Sitting in the yard of their home in Beit Awwa, a town in the occupied West Bank city of Hebron, Samaher recalled how she used to pick up Zaid and Beirut from school to visit their father every two weeks.

“He used to buy them ridiculous amounts of candy from the prison canteen so they wouldn’t forget him,” Samaher said.

“He used to say, ‘I want them to remember me, to know they have a father’… this was his way to keep in touch with the children,” she continued.

But for five-year-old Karim, one-way visits were not enough.

‘Karim is the most precious gift Nabil gave me,’ Samaher said [Nida Ibrahim/Al Jazeera]

“Karim often asks his father why he doesn’t visit us back,” Samaher explained.

“I’m tired of visiting, my legs hurt, Karim would say. Why don’t you come over? We have enough room for you to sleep,” Samaher said her son would say.

It is estimated that nearly one million Palestinians have been arrested at one point in their lives since the establishment of Israel and the subsequent occupation of the West Bank and Gaza Strip.

According to the most recent figures from the Palestinian Prisoners Commission, there are 5,700 Palestinians held in Israeli jails, 56 of whom have spent more than 20 consecutive years behind bars.

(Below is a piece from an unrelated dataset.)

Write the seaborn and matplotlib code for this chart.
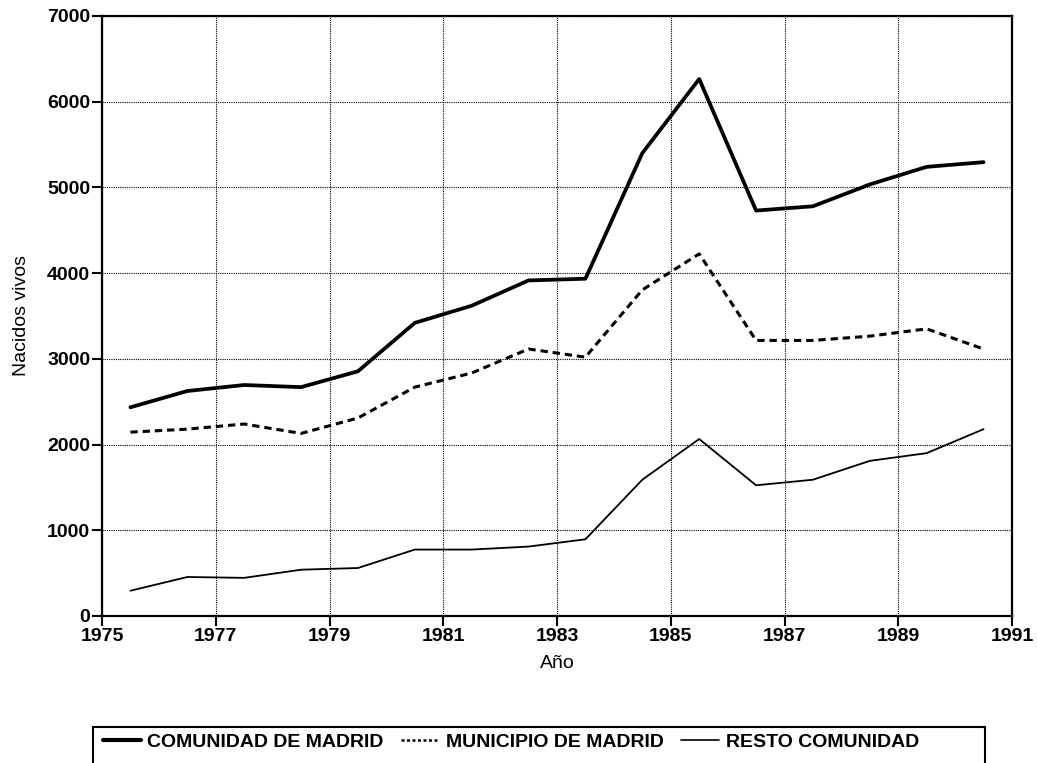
import matplotlib
matplotlib.use("Agg")
import matplotlib.pyplot as plt
from matplotlib.patches import Rectangle
from matplotlib.lines import Line2D
import seaborn as sns
import pandas as pd

# Data (one value per year, plotted at mid-year)
YEARS = [1975.5, 1976.5, 1977.5, 1978.5, 1979.5, 1980.5, 1981.5, 1982.5,
         1983.5, 1984.5, 1985.5, 1986.5, 1987.5, 1988.5, 1989.5, 1990.5]

COMUNIDAD = [2435, 2625, 2695, 2670, 2855, 3420, 3620, 3915,
             3935, 5400, 6265, 4730, 4780, 5035, 5240, 5295]
MUNICIPIO = [2145, 2180, 2240, 2130, 2310, 2670, 2835, 3115,
             3020, 3805, 4225, 3215, 3215, 3265, 3350, 3115]
RESTO = [295, 455, 445, 540, 560, 775, 775, 810,
         895, 1590, 2065, 1525, 1590, 1810, 1900, 2180]

SERIES = ['COMUNIDAD DE MADRID', 'MUNICIPIO DE MADRID', 'RESTO COMUNIDAD']
X_TICKS = [1975, 1977, 1979, 1981, 1983, 1985, 1987, 1989, 1991]
Y_TICKS = [0, 1000, 2000, 3000, 4000, 5000, 6000, 7000]

# line styles per series (plot line, legend handle)
STYLES = {
    'COMUNIDAD DE MADRID': dict(lw=2.7, ls='-', leg_lw=3.0, leg_ls='-'),
    'MUNICIPIO DE MADRID': dict(lw=2.2, ls=(0, (2.4, 1.6)), leg_lw=1.8, leg_ls=(0, (1.2, 1.0))),
    'RESTO COMUNIDAD': dict(lw=1.3, ls='-', leg_lw=1.2, leg_ls='-'),
}


def main():
    sns.set_style("white")
    plt.rcParams['font.family'] = ['Liberation Sans', 'DejaVu Sans']
    plt.rcParams['text.color'] = 'black'
    plt.rcParams['axes.labelcolor'] = 'black'

    df = pd.DataFrame({
        'Año': YEARS * 3,
        'Nacidos vivos': COMUNIDAD + MUNICIPIO + RESTO,
        'Serie': [s for s in SERIES for _ in YEARS],
    })

    fig = plt.figure(figsize=(10.37, 7.63), dpi=100)
    ax = fig.add_axes([102 / 1037, 147 / 763, 910 / 1037, 600 / 763])

    for name in SERIES:
        sub = df[df['Serie'] == name]
        sns.lineplot(data=sub, x='Año', y='Nacidos vivos', ax=ax, color='black',
                     linewidth=STYLES[name]['lw'], linestyle=STYLES[name]['ls'],
                     legend=False)

    ax.set_xlim(1975, 1991)
    ax.set_ylim(0, 7000)
    ax.set_xticks(X_TICKS)
    ax.set_yticks(Y_TICKS)
    ax.tick_params(axis='both', direction='out', length=7, width=1.5, pad=1.5,
                   labelsize=14, colors='black', left=True, bottom=True)
    for lab in ax.get_xticklabels() + ax.get_yticklabels():
        lab.set_fontweight('bold')
    ax.grid(True, color='black', linestyle=(0, (1, 1)), linewidth=0.8)
    for sp in ax.spines.values():
        sp.set_color('black')
        sp.set_linewidth(1.6)

    ax.set_xlabel('Año', fontsize=14, labelpad=7)
    ax.set_ylabel('Nacidos vivos', fontsize=14, labelpad=12)

    # legend box at the bottom (runs off the page like the original)
    handles = [Line2D([], [], color='black', lw=STYLES[n]['leg_lw'], ls=STYLES[n]['leg_ls'])
               for n in SERIES]
    fig.legend(handles, SERIES, loc='center left', ncol=3, frameon=False,
               bbox_to_anchor=(93 / 1037, 1 - 742 / 763), borderpad=0,
               prop={'size': 14, 'weight': 'bold'},
               handlelength=1.95, handletextpad=0.35, columnspacing=0.9)
    fig.patches.append(Rectangle((93 / 1037, -0.02), 892 / 1037, 1 - 727 / 763 + 0.02,
                                 transform=fig.transFigure, fill=False,
                                 edgecolor='black', linewidth=1.5))

    fig.savefig('out.png', dpi=100)
    plt.close(fig)


if __name__ == "__main__":
    main()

About 560 are up against one or more life sentences.

Fakhri al-Barghouthi has been released after spending 33 years in prison following the 2011 Gilad Shalit prisoners swap deal between Israel and Hamas.

In 1978, the 65-year-old was imprisoned for taking part in the killing of an Israeli soldier. Upon his detention, he left behind a nearly one-year-old baby and a pregnant wife.

The only time Fakhri had a chance to know his two children, Hadi and Shadi, was when they too served jail sentences alongside their father in 2004.

“They used to call me yaba [father], but I didn’t respond. I simply wasn’t used to it,” Fakhri told Al Jazeera.

Fakhri said he was treating his children as friends, but is trying to be more of a father figure to his grandchildren.

To remain present in the lives of their loved ones while being absent is an uphill battle for most prisoners, especially when Israel bans many of their family members from regularly visiting.

To remain present in public life is proving to be more difficult.

Incompetent leadership

Rashida al-Qubaisi from the West Bank village of Abwein in Ramallah city has been regularly attending a weekly sit-in.

Her protest, which she has been staging outside ICRC’s offices since 2002, is to demand her son Majdi’s release from an Israeli prison.

On Tuesday, she was one of the three prisoners’ mothers to show up.

“No one feels our pain. We’re on our own,” Rashida, whose son is serving a 19-year jail sentence, told Al Jazeera.

She speaks proudly of her son’s academic achievements. Despite not being able to continue his studies for a degree in computer science at Birzeit University, Majdi studied literature and has been teaching English to fellow prisoners.

“My heart gets heavy when I see his friends and their children moving on with their lives and think about him stuck [in prison] as time passes him by,” Rashida said.

“He is not wasting his life for me, he sacrificed for the [Palestinian] cause,” she added.

The number of Palestinians taking part in protests in solidarity with prisoners have dwindled over the past years, adding to the families’ feeling of abandonment.

Experts have attributed the decline to the structural change that came about after the signing of the Oslo accords in the early 1990s.

“Under Oslo, there was a shift from Palestinian struggle being a project centred around national liberation, towards a project that became more centred around state building,” Linda Tabar, director of the Center for Development Studies at Birzeit University in Ramallah, told Al Jazeera. 

As a consequence, prisoners no longer led the struggle.

“Prisoners’ families became objects of providing services and aid to, as opposed to being dealt with as a fundamental collective issue around which there was popular mobilisation and support,” Tabar said.

Dozens of protesters have been turning up in recent years to protests called for by PLO factions and prisoner support groups.

“But sometimes even prisoners’ families don’t show up to the protests,” Fakhri said.

This is because many have lost faith in the political establishment, and thus have lost hope for change to come about.

“The faces of officials at these protests remain the same, the slogans are the same and speeches are the same. People lost trust in their leadership,” Fakhri said.

The Palestinian intra-division lies at the heart of the despair, Fakhri explained. More than a decade since the Fatah-Hamas split and countless attempts to reconciliation, Fatah – the ruling party in the West Bank – and Hamas – the de facto authority in Gaza – seem further away to bridge the gap than ever.

This does not mean that people stopped caring about the national cause or that of the prisoners. There is a more individualistic approach, Tabar explained.

“The will is there, but we’re lacking structures,” she said.